__Problem details__
Work through the material below and count the lines holding the word "this"; give that count and nothing more.

__Listed entries__
— start —
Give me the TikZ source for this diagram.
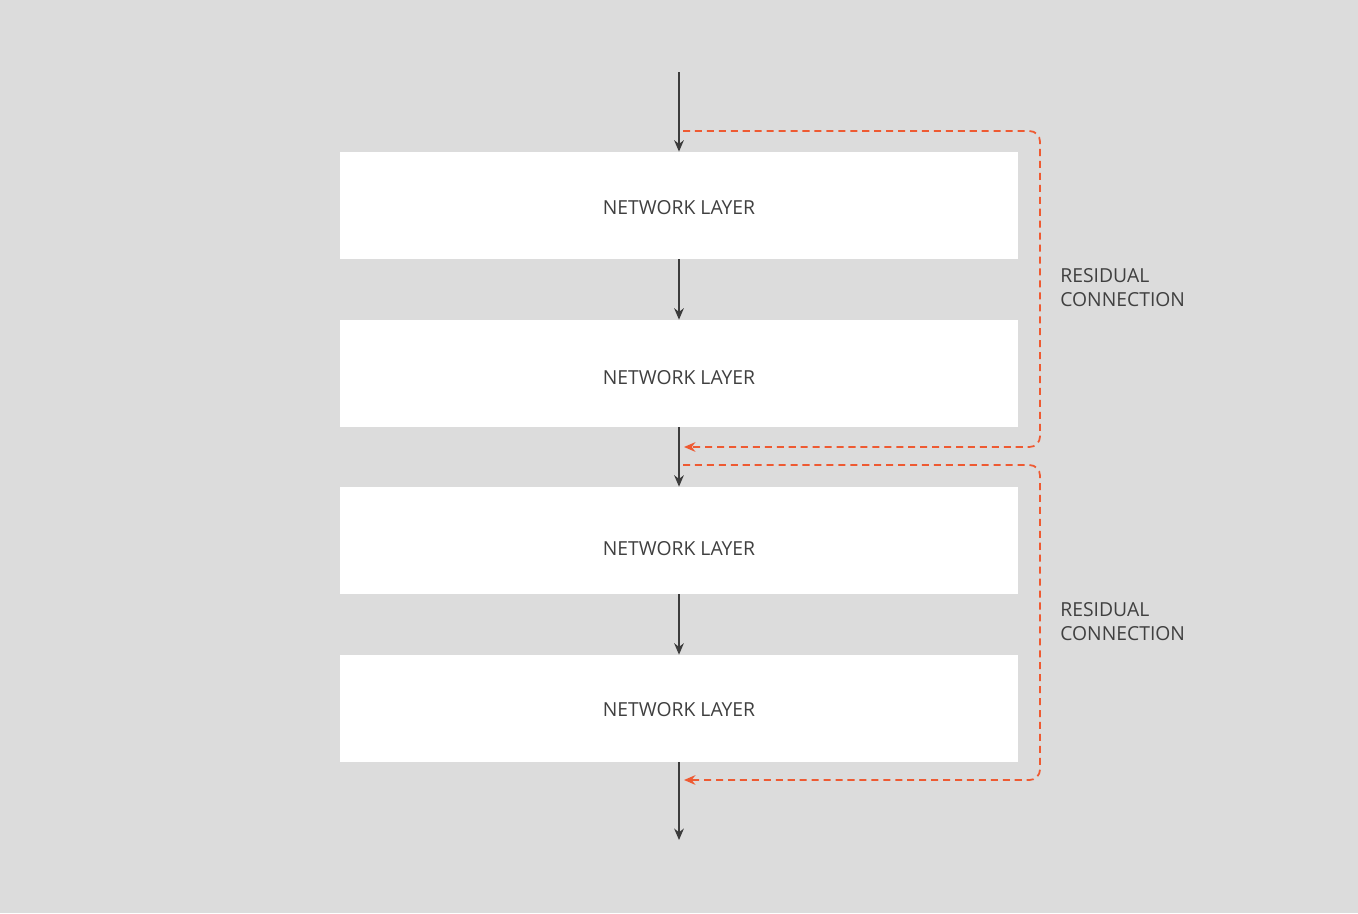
\documentclass[tikz,border=0pt]{standalone}
\usepackage{fontspec}
\setmainfont{Open Sans}
\usetikzlibrary{arrows.meta}

\definecolor{bggray}{HTML}{DCDCDC}
\definecolor{flowgray}{HTML}{3C3C3C}
\definecolor{resred}{HTML}{EE5A32}
\definecolor{textgray}{HTML}{404040}

\tikzset{
    layerbox/.style={fill=white, minimum width=13.56cm, minimum height=2.14cm, inner sep=0pt},
    layertext/.style={text=textgray, inner sep=0pt, font=\fontsize{11}{13}\selectfont},
    flow/.style={draw=flowgray, line width=1pt, -{Stealth[length=6.5pt, width=5.5pt]}},
    residual/.style={draw=resred, line width=1pt, dash pattern=on 4pt off 2.8pt,
        rounded corners=6pt, -{Stealth[length=6.5pt, width=5.5pt]}},
    reslabel/.style={anchor=west, align=left, text=textgray, inner sep=0pt,
        font=\fontsize{11}{13.6}\selectfont}
}

\begin{document}
\begin{tikzpicture}[x=0.02cm, y=-0.02cm]
    \fill[bggray] (0, 0) rectangle (1358, 913);
    \useasboundingbox (0, 0) rectangle (1358, 913);

    % layers
    \node[layerbox] (layer1) at (679, 205.5) {};
    \node[layerbox] (layer2) at (679, 373.5) {};
    \node[layerbox] (layer3) at (679, 540.5) {};
    \node[layerbox] (layer4) at (679, 708.5) {};

    \node[layertext] (name1) at (679, 208) {NETWORK LAYER};
    \node[layertext] (name2) at (679, 378) {NETWORK LAYER};
    \node[layertext] (name3) at (679, 548.5) {NETWORK LAYER};
    \node[layertext] (name4) at (679, 710) {NETWORK LAYER};

    \coordinate (input) at (679, 72);
    \coordinate (output) at (679, 840);

    \draw[flow] (input) -- (layer1.north);
    \draw[flow] (layer1.south) -- (layer2.north);
    \draw[flow] (layer2.south) -- (layer3.north);
    \draw[flow] (layer3.south) -- (layer4.north);
    \draw[flow] (layer4.south) -- (output);

    % residual connections
    \coordinate (res1in) at (683, 131);
    \coordinate (res1out) at (684, 447);
    \coordinate (res2in) at (683, 465);
    \coordinate (res2out) at (684, 780);

    \draw[residual] (res1in) -- (1040, 131) -- (1040, 447) -- (res1out);
    \draw[residual] (res2in) -- (1040, 465) -- (1040, 780) -- (res2out);

    \node[reslabel] (label1) at (1060, 288) {RESIDUAL\\CONNECTION};
    \node[reslabel] (label2) at (1060, 622) {RESIDUAL\\CONNECTION};
\end{tikzpicture}
\end{document}
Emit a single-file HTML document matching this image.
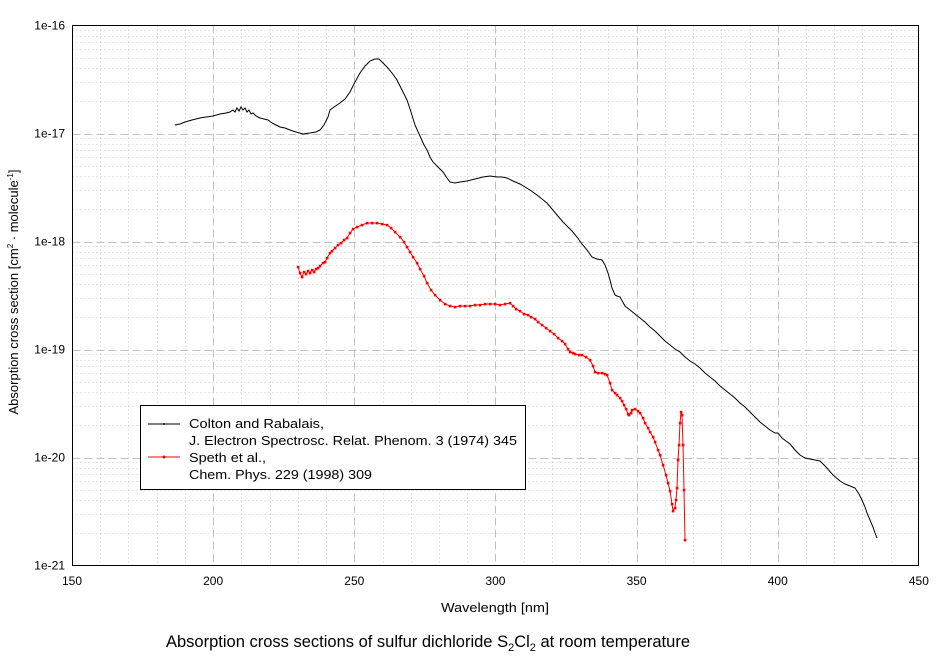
<!DOCTYPE html>
<html><head><meta charset="utf-8"><style>
body{margin:0;background:#fff}
svg text{font-family:"Liberation Sans",Arial,sans-serif;fill:#000}
</style></head><body>
<svg id="s" width="944" height="659" xmlns="http://www.w3.org/2000/svg">
<g id="grid"></g>
<rect x="72.5" y="25.5" width="846" height="540" fill="none" stroke="#000" stroke-width="1"/>
<g id="ticks" font-size="12"></g>
<polyline fill="none" stroke="#000" stroke-width="1" points="175,125 180,124 185,122 192,120 200,118 206,117 213,116 220,114 226,113 230,112 233,110 235,112 237,108 239,111 241,107 243,110 245,108 247,112 249,110 251,114 253,113 256,116 260,118 264,119 268,120 272,123 276,125 280,127 285,128 290,130 296,132 303,134 310,133 316,132 320,130 324,125 328,117 330,110 334,107 340,103 345,99 350,92 355,82 360,73 365,66 370,61 375,59 379,59 382,62 387,67 392,73 397,80 402,90 407,100 411,112 415,125 420,136 424,145 427,150 430,157 433,162 438,167 443,172 447,178 450,182 455,183 460,182 467,181 475,179 483,177 490,176 497,177 502,177 507,178 513,181 520,184 525,187 530,190 537,195 542,199 547,203 552,209 557,215 563,222 567,226 572,231 577,237 582,244 587,250 592,257 597,259 602,260 605,265 608,273 610,280 612,288 615,295 617,296 620,297 625,306 630,310 635,314 640,318 645,322 650,327 655,331 660,336 665,341 670,345 675,349 680,352 685,357 690,361 695,364 700,368 705,373 710,377 715,381 720,386 725,390 730,394 735,398 740,403 745,407 750,412 755,417 760,422 765,426 770,430 775,433 778,433 782,438 786,441 790,444 795,450 800,455 805,458 810,459 815,460 820,461 826,467 833,475 840,481 845,484 850,486 855,488 859,494 862,500 865,507 867,513 870,520 873,527 875,533 877,538"/>
<polyline id="red" fill="none" stroke="#f00" stroke-width="1" points="298,267 300,273 302,277 304,272 306,274 308,271 310,273 312,270 314,272 316,269 318,268 320,266 323,263 325,262 327,258 330,253 332,251 335,248 338,245 341,243 344,240 347,238 350,233 353,229 357,227 362,225 367,223 372,223 377,223 382,224 387,225 391,228 395,232 400,237 404,242 407,247 410,252 413,257 417,263 420,269 424,276 427,283 431,290 435,295 440,300 445,304 450,306 455,307 460,306 465,306 470,306 475,305 480,305 485,304 490,304 495,304 500,305 505,304 510,303 513,306 516,309 520,311 524,314 528,315 531,317 535,319 538,322 542,325 546,328 550,331 554,334 558,338 562,341 565,344 568,349 570,352 573,353 575,354 579,355 582,355 586,357 590,360 593,366 595,372 598,373 602,373 605,374 607,375 610,383 612,390 615,393 617,395 620,398 622,401 624,405 626,409 628,414 629,415 631,413 632,410 635,409 638,411 640,413 643,418 645,423 648,428 650,432 653,437 655,442 658,450 660,455 663,465 666,475 668,483 670,491 672,504 673,511 675,508 676,500 677,488 678,460 679,445 680,423 681,412 682,415 683,445 684,490 685,540"/>
<g id="dots" fill="#f00"></g>
<rect x="140.5" y="405.5" width="385" height="84" fill="#fff" stroke="#000"/>
<line x1="148" y1="424" x2="180" y2="424" stroke="#000"/><circle cx="164" cy="424" r="1" fill="#000"/>
<line x1="148" y1="457" x2="180" y2="457" stroke="#f00"/><circle cx="164" cy="457" r="1.5" fill="#f00"/>
<text x="189" y="428" font-size="13" textLength="135" lengthAdjust="spacingAndGlyphs">Colton and Rabalais,</text>
<text x="189" y="445" font-size="13" textLength="328" lengthAdjust="spacingAndGlyphs">J. Electron Spectrosc. Relat. Phenom. 3 (1974) 345</text>
<text x="189" y="462" font-size="13" textLength="77" lengthAdjust="spacingAndGlyphs">Speth et al.,</text>
<text x="189" y="479" font-size="13" textLength="183" lengthAdjust="spacingAndGlyphs">Chem. Phys. 229 (1998) 309</text>
<text x="441" y="612" font-size="13" textLength="108" lengthAdjust="spacingAndGlyphs">Wavelength [nm]</text>
<text transform="translate(18,292) rotate(-90)" font-size="13" text-anchor="middle">Absorption cross section [cm<tspan dy="-5" font-size="8">2</tspan><tspan dy="5"> · molecule</tspan><tspan dy="-5" font-size="8">-1</tspan><tspan dy="5">]</tspan></text>
<text x="428" y="647" font-size="16.5" text-anchor="middle">Absorption cross sections of sulfur dichloride S<tspan dy="4" font-size="11">2</tspan><tspan dy="-4">Cl</tspan><tspan dy="4" font-size="11">2</tspan><tspan dy="-4"> at room temperature</tspan></text>
</svg>
<script>
var NS="http://www.w3.org/2000/svg";
function el(p,t,a,txt){var e=document.createElementNS(NS,t);for(var k in a)e.setAttribute(k,a[k]);if(txt!==undefined)e.textContent=txt;p.appendChild(e);return e;}
var g=document.getElementById("grid"),tk=document.getElementById("ticks");
var L=72.5,R=918.5,T=25.5,B=565.5,dec=108;
function X(n){return 72+(n-150)*2.823;}
for(var n=160;n<450;n+=10){var x=Math.round(X(n))+0.5;var maj=n%50==0;
el(g,"line",{x1:x,x2:x,y1:T,y2:B,stroke:maj?"#c0c0c0":"#c8c8c8","stroke-dasharray":maj?"8,4":"1,3"});}
for(var n=150;n<=450;n+=50){el(tk,"text",{x:X(n),y:585,"text-anchor":"middle"},String(n));}
for(var d=0;d<5;d++){for(var m=2;m<=9;m++){var y=Math.round(B-(d*dec+Math.log10(m)*dec))+0.5;
el(g,"line",{x1:L,x2:R,y1:y,y2:y,stroke:"#c8c8c8","stroke-dasharray":"1,3"});}
if(d>0){var y=Math.round(B-d*dec)+0.5;el(g,"line",{x1:L,x2:R,y1:y,y2:y,stroke:"#c0c0c0","stroke-dasharray":"8,4"});}}
for(var d=0;d<=5;d++){var y=B-d*dec;el(tk,"text",{x:65,y:y+4,"text-anchor":"end"},"1e-"+(21-d));}
var pts=document.getElementById("red").getAttribute("points").split(" ");
var dt=document.getElementById("dots");
pts.forEach(function(p,i){var c=p.split(",");el(dt,"rect",{x:c[0]-1.2,y:c[1]-1.2,width:2.6,height:2.6});});
</script>
</body></html>
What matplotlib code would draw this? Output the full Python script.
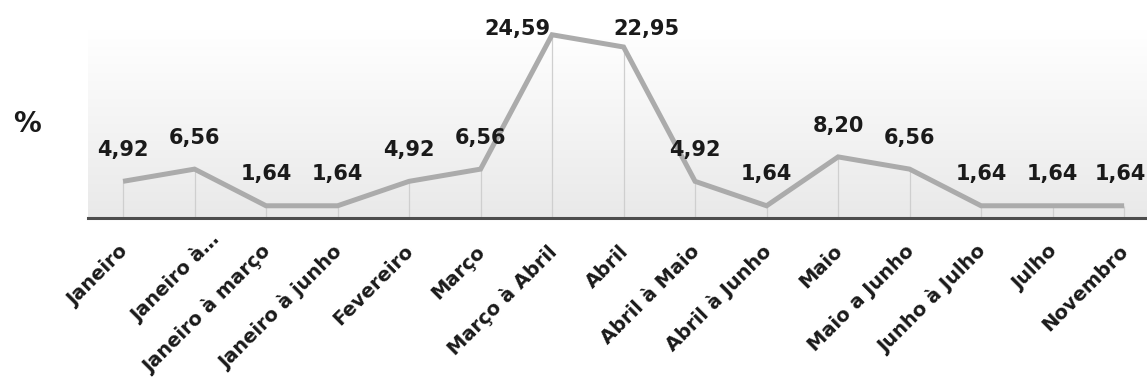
import numpy as np
import matplotlib.pyplot as plt
from matplotlib.colors import LinearSegmentedColormap
from matplotlib.transforms import ScaledTranslation

periodos = ["Janeiro", "Janeiro à…", "Janeiro à março", "Janeiro à junho",
            "Fevereiro", "Março", "Março à Abril", "Abril", "Abril à Maio",
            "Abril à Junho", "Maio", "Maio a Junho", "Junho à Julho",
            "Julho", "Novembro"]
percentuais = [4.92, 6.56, 1.64, 1.64, 4.92, 6.56, 24.59, 22.95, 4.92,
               1.64, 8.20, 6.56, 1.64, 1.64, 1.64]

plt.rcParams['font.family'] = ['DejaVu Sans']

fig = plt.figure(figsize=(11.47, 3.83), dpi=100)
ax = fig.add_axes([88/1147, 165/383, 1 - 88/1147, 188/383])

x = np.arange(len(periodos))
ax.set_xlim(-0.49, 14.32)
ax.set_ylim(0, 25.23)

# fundo com degradê branco -> cinza claro
grad = np.linspace(1, 0, 256).reshape(-1, 1)
cmap = LinearSegmentedColormap.from_list("fundo", ["#ffffff", "#e9e9e9"])
ax.imshow(grad, extent=[-0.49, 14.32, 0, 25.23], aspect='auto',
          cmap=cmap, origin='lower', zorder=0)

ax.vlines(x, 0, percentuais, color="#cfcfcf", lw=0.9, zorder=1)
ax.plot(x, percentuais, color="#ababab", lw=3.6, solid_joinstyle='miter',
        solid_capstyle='butt', zorder=2)

# rótulos de valor
desloc_x = {6: -0.49, 7: 0.32, 14: -0.05}
for i, v in enumerate(percentuais):
    ty = min(v + 4.2, 25.4)
    ax.text(i + desloc_x.get(i, 0), ty, f"{v:.2f}".replace(".", ","),
            ha='center', va='center', fontsize=15, fontweight='bold',
            color="#1a1a1a", zorder=3, clip_on=False)

for s in ['top', 'right', 'left']:
    ax.spines[s].set_visible(False)
ax.spines['bottom'].set_color("#4d4d4d")
ax.spines['bottom'].set_linewidth(2.2)
ax.spines['bottom'].set_zorder(4)

ax.set_yticks([])
ax.set_xticks(x)
ax.set_xticklabels(periodos, rotation=45, ha='right', rotation_mode='anchor',
                   fontsize=14, fontweight='bold', color="#1a1a1a")
ax.tick_params(axis='x', length=0, pad=17)

# leve deslocamento dos rótulos; o truncado fica mais acima e à direita
for k, lbl in enumerate(ax.get_xticklabels()):
    dx, dy = (0.15, 0.12) if k == 1 else (-0.05, 0)
    lbl.set_transform(lbl.get_transform() + ScaledTranslation(dx, dy, fig.dpi_scale_trans))

fig.text(27/1147, 1 - 124/383, "%", fontsize=20, fontweight='bold',
         ha='center', va='center', color="#1a1a1a")

fig.savefig("out.png", dpi=100)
— end —
__Exercise result__
3